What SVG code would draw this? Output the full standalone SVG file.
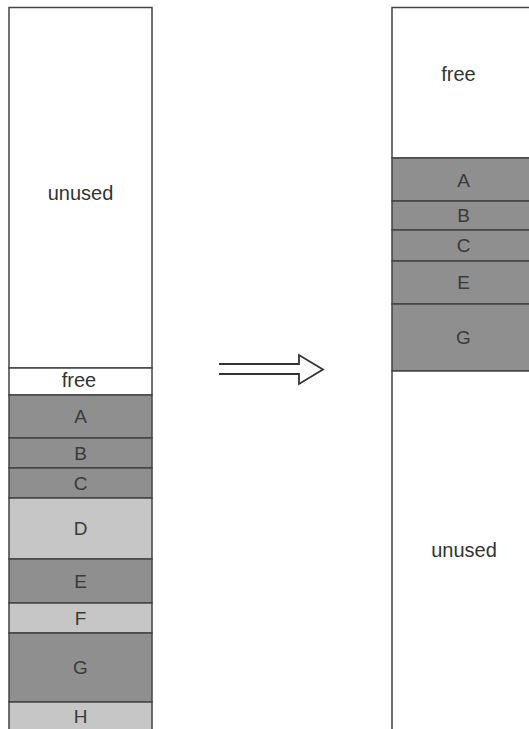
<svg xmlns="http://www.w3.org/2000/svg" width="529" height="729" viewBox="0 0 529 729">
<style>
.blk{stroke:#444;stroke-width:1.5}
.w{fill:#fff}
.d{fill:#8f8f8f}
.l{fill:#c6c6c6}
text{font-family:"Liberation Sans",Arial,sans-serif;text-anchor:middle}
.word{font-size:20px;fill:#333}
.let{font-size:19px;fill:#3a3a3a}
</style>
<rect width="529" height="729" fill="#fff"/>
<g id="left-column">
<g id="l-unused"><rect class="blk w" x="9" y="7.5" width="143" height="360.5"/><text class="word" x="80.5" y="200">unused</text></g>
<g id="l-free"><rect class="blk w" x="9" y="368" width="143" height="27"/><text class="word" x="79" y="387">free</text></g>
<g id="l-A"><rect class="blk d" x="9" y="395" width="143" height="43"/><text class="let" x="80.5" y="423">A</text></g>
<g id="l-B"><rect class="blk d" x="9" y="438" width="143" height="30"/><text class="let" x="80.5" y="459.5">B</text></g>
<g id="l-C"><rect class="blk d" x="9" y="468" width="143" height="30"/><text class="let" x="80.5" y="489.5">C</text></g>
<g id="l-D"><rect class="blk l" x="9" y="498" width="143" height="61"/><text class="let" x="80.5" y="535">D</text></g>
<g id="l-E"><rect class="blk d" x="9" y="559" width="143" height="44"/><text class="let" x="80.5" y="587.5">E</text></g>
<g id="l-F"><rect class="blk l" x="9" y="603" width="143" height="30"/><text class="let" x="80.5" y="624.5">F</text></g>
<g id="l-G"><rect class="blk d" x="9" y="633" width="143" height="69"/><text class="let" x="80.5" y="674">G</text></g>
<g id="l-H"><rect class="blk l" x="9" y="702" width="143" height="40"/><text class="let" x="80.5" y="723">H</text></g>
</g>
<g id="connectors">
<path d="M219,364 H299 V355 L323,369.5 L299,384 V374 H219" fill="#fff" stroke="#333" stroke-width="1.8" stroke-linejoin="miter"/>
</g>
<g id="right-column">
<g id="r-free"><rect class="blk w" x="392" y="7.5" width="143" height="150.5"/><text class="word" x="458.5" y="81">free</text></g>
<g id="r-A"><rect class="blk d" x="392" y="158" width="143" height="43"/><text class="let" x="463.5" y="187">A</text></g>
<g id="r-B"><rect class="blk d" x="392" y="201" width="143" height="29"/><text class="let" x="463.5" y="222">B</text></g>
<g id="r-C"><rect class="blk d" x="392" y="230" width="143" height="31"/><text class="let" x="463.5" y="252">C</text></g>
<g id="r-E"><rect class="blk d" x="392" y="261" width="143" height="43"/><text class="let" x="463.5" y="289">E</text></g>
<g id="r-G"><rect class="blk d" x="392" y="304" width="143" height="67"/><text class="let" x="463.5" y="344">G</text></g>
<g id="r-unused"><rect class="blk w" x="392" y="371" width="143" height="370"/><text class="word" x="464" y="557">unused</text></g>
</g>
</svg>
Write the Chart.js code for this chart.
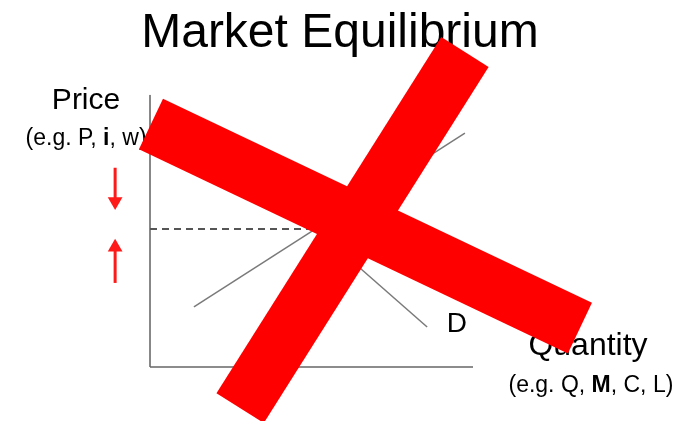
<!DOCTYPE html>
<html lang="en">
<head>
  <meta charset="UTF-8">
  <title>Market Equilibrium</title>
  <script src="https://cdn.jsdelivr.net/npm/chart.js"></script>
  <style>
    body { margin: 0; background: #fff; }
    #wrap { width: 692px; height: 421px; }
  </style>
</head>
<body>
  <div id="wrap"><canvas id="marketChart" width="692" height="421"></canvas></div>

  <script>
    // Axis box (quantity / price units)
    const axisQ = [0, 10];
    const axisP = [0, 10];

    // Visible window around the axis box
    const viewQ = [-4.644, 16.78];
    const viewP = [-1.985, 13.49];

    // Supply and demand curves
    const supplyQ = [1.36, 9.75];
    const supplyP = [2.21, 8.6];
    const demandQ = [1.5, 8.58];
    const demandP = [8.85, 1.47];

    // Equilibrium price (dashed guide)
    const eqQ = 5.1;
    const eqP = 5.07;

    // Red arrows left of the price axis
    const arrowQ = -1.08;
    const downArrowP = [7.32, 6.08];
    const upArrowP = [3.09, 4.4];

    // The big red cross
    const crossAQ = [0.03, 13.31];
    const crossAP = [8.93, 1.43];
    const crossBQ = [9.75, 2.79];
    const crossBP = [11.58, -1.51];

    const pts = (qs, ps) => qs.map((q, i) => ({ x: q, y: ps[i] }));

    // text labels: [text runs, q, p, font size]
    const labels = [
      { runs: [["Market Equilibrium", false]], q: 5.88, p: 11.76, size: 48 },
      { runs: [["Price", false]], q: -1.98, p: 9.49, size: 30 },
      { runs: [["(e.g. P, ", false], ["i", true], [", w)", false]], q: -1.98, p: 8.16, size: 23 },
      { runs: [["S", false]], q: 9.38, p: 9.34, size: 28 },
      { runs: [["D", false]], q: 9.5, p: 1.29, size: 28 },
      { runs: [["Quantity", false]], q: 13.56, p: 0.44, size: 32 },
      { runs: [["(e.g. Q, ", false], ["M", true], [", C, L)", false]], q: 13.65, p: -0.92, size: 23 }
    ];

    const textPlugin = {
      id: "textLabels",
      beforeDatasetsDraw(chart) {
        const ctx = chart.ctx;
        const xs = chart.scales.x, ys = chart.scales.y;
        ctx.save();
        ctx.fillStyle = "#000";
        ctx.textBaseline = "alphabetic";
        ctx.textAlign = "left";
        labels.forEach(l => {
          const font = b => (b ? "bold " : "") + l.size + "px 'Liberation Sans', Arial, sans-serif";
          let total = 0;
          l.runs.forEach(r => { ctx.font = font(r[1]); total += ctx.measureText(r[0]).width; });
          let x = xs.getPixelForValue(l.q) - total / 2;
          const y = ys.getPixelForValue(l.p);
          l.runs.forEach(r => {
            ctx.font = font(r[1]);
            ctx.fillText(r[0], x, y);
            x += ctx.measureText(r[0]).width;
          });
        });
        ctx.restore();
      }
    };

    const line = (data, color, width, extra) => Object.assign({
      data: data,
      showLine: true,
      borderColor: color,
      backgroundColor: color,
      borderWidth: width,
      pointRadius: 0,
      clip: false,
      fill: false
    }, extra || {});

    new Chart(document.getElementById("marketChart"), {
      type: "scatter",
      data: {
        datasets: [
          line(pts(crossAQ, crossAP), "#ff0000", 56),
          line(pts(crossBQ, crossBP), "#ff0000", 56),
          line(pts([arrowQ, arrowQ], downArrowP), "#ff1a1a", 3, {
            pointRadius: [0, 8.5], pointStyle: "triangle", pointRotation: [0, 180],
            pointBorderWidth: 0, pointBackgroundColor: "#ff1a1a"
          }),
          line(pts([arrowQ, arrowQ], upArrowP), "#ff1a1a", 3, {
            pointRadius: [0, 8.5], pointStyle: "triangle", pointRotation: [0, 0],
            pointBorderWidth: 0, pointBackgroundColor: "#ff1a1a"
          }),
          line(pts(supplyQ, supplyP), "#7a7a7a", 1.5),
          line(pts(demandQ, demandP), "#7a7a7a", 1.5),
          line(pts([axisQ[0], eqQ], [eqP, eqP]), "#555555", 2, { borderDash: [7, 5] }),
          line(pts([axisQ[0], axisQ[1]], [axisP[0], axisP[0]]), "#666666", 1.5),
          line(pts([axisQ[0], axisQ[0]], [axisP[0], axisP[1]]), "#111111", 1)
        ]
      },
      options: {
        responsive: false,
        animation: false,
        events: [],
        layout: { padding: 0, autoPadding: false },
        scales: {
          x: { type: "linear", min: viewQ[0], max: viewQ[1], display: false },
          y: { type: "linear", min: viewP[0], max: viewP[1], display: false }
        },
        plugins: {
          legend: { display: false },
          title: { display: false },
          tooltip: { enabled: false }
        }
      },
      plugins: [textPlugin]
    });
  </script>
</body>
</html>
◆ ◆ ◆ ◆ ◆ ◆ ◆
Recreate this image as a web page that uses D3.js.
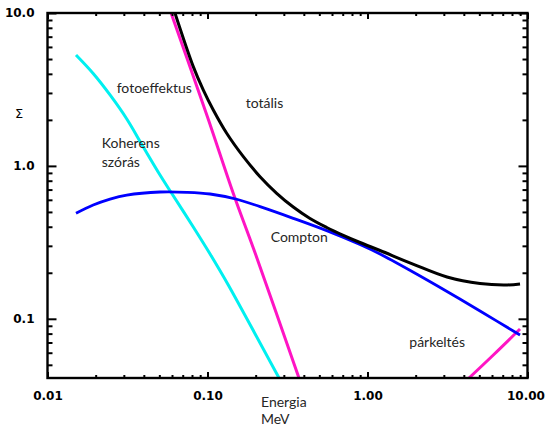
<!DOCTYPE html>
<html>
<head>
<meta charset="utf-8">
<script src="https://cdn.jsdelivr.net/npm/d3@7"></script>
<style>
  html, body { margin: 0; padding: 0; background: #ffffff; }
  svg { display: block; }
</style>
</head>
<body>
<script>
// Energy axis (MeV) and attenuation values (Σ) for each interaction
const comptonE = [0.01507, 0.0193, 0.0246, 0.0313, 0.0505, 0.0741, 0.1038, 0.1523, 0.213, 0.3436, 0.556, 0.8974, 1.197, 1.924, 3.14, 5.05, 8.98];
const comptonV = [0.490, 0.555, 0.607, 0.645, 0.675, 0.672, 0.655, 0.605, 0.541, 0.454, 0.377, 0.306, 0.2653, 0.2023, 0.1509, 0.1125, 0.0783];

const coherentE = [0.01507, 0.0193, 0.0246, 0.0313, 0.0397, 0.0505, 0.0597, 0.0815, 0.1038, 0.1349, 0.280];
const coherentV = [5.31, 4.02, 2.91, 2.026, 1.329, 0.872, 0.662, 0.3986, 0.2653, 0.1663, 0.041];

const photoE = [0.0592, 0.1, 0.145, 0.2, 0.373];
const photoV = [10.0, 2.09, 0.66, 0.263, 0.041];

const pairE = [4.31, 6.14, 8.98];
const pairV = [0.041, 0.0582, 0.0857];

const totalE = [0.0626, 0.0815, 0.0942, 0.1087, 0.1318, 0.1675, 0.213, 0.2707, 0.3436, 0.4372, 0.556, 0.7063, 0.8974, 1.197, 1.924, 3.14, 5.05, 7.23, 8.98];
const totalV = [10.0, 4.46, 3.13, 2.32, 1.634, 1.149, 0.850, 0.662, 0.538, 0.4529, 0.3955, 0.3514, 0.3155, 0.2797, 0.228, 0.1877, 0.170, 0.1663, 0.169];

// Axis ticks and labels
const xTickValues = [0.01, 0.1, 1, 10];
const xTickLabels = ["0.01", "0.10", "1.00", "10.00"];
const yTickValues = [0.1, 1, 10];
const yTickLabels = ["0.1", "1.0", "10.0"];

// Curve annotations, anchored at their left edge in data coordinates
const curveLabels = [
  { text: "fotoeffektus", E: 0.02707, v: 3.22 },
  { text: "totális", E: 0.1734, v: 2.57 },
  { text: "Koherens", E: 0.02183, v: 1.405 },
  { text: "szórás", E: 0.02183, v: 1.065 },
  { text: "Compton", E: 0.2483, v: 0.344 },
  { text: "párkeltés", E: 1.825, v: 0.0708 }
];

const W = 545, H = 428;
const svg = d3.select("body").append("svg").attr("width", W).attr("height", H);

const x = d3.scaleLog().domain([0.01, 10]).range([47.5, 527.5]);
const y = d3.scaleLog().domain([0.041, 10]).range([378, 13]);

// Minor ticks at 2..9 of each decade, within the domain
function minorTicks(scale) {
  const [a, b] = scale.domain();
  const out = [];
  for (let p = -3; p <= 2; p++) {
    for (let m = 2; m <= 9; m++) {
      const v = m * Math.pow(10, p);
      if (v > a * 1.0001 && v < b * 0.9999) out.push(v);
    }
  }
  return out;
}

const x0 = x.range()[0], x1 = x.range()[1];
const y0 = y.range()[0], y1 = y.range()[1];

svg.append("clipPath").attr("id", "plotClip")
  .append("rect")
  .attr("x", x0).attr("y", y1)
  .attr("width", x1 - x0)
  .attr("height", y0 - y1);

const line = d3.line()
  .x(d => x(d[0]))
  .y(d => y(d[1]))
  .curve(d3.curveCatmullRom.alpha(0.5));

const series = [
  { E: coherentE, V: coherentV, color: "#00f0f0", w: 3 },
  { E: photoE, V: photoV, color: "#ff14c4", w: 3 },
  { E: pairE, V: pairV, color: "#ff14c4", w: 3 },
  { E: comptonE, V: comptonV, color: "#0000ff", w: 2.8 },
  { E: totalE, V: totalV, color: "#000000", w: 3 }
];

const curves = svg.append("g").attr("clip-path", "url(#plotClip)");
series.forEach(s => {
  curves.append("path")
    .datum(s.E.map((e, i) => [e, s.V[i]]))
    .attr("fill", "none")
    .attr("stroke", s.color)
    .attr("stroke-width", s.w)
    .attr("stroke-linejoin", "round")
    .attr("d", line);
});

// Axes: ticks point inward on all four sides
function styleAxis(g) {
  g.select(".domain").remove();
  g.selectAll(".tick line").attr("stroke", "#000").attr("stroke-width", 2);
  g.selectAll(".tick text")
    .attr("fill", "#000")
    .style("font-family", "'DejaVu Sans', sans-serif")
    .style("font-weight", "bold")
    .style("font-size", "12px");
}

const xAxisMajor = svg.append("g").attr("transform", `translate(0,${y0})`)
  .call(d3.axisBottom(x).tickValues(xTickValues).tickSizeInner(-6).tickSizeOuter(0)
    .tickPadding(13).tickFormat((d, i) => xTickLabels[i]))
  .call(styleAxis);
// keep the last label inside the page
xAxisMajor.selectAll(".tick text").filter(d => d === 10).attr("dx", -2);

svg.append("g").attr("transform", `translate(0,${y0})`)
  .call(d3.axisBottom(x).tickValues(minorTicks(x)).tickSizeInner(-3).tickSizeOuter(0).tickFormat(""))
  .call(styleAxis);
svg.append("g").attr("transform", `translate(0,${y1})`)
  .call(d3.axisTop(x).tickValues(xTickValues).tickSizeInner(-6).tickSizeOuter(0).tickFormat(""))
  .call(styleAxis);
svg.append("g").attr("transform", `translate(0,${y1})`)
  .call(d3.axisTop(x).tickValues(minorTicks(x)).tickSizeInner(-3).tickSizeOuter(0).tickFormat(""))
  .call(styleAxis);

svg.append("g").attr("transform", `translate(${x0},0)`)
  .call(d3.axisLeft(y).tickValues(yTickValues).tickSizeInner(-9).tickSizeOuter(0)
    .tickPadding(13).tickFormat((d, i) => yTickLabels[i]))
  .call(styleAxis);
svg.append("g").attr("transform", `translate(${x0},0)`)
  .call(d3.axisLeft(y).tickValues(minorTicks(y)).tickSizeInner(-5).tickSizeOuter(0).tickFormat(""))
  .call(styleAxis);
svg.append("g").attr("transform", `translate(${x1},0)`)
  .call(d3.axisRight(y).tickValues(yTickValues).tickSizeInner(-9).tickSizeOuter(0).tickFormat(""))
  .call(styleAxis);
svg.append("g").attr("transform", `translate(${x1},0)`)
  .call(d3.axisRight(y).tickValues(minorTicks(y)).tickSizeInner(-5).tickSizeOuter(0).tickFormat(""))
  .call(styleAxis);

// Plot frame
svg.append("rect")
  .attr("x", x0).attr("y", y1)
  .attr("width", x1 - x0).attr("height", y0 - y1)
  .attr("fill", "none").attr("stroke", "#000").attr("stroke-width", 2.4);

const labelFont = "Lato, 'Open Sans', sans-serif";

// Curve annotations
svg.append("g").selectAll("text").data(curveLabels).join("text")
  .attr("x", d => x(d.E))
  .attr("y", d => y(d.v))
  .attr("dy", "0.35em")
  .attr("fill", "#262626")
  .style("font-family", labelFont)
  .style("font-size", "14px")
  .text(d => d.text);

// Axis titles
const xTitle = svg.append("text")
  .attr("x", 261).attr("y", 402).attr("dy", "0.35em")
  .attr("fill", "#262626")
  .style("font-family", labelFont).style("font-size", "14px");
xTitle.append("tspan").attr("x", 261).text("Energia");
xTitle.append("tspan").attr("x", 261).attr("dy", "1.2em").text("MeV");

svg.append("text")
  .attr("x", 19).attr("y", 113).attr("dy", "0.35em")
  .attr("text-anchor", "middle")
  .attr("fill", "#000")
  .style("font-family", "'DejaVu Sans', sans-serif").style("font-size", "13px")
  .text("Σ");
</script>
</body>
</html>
◆ ◆ ◆ ◆ ◆ ◆ ◆
_WHAT NEEDS TO BE DONE_
Go through the records and show every line with the string "page" in it.

_EXPECTED ANSWER_
Recreate this image as a web page that uses D3.js.
// keep the last label inside the page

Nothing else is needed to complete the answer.